Have fun ! And good luck !!! :leap:


----------



## StaceyRosado (Oct 5, 2007)

Have lots of fun! Hope you do well


----------



## freedomstarfarm (Mar 25, 2011)

Have a great time! I hope you do well!!


----------



## RMADairyGoats (Jun 20, 2011)

Good luck! :thumb: Hope you win lots!! We are headed down there on Sat for the Dairy Goat Show!! :leap: :clap:


----------



## Mandara Farm (Sep 12, 2010)

Good luck everyone! Can't wait to see your ribbons and pics!
:leap: :hi5: :clap:


----------



## sweetgoats (Oct 18, 2007)

Thanks. We had a really long show but it was great. We got two first two seconds and a third. Then we ended with The grand champion doe.
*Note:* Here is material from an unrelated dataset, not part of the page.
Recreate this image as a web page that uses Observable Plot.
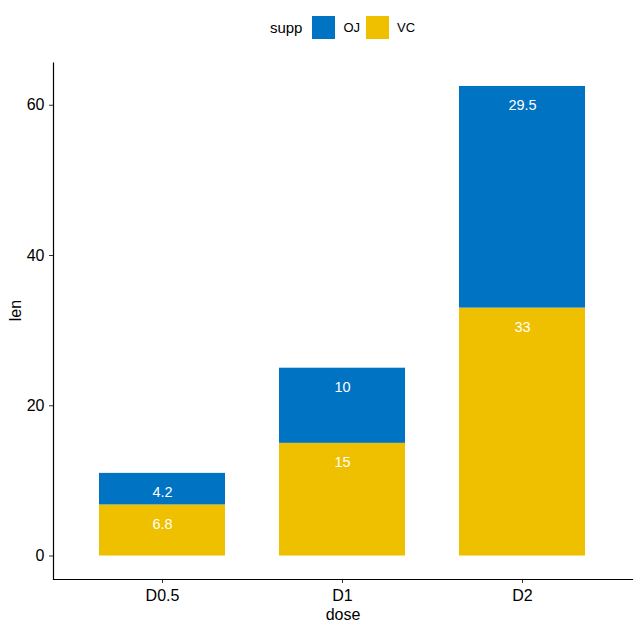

She was the oldest goat in the show also. She was 9 years old


----------



## Calico Patch Farm (Mar 8, 2011)

Wow!! Congrats!!!!


----------



## StaceyRosado (Oct 5, 2007)

CONGRATULATIONS :stars: :wahoo:


----------



## myfainters (Oct 30, 2009)

That's AWESOME!!! Says a lot about a doe when she holds up so well even at 9 years of age! Hope she got lots of goodies!!!!   :clap: :hi5:


----------



## Mandara Farm (Sep 12, 2010)

That's fantastic! Congratulations! :stars: Love it that age isn't slowing your girl down!


----------



## HoosierShadow (Apr 20, 2010)

Congrats!! That is great! Were you able to get any pics?


----------



## sweetgoats (Oct 18, 2007)

HoosierShadow said:


> Congrats!! That is great! Were you able to get any pics?


 My daughter took pictures, but she took them when she left. I took a couple with my cell phone, I will see if I can get it loaded here.


----------



## toth boer goats (Jul 20, 2008)

Love to see pics.... :thumb:


----------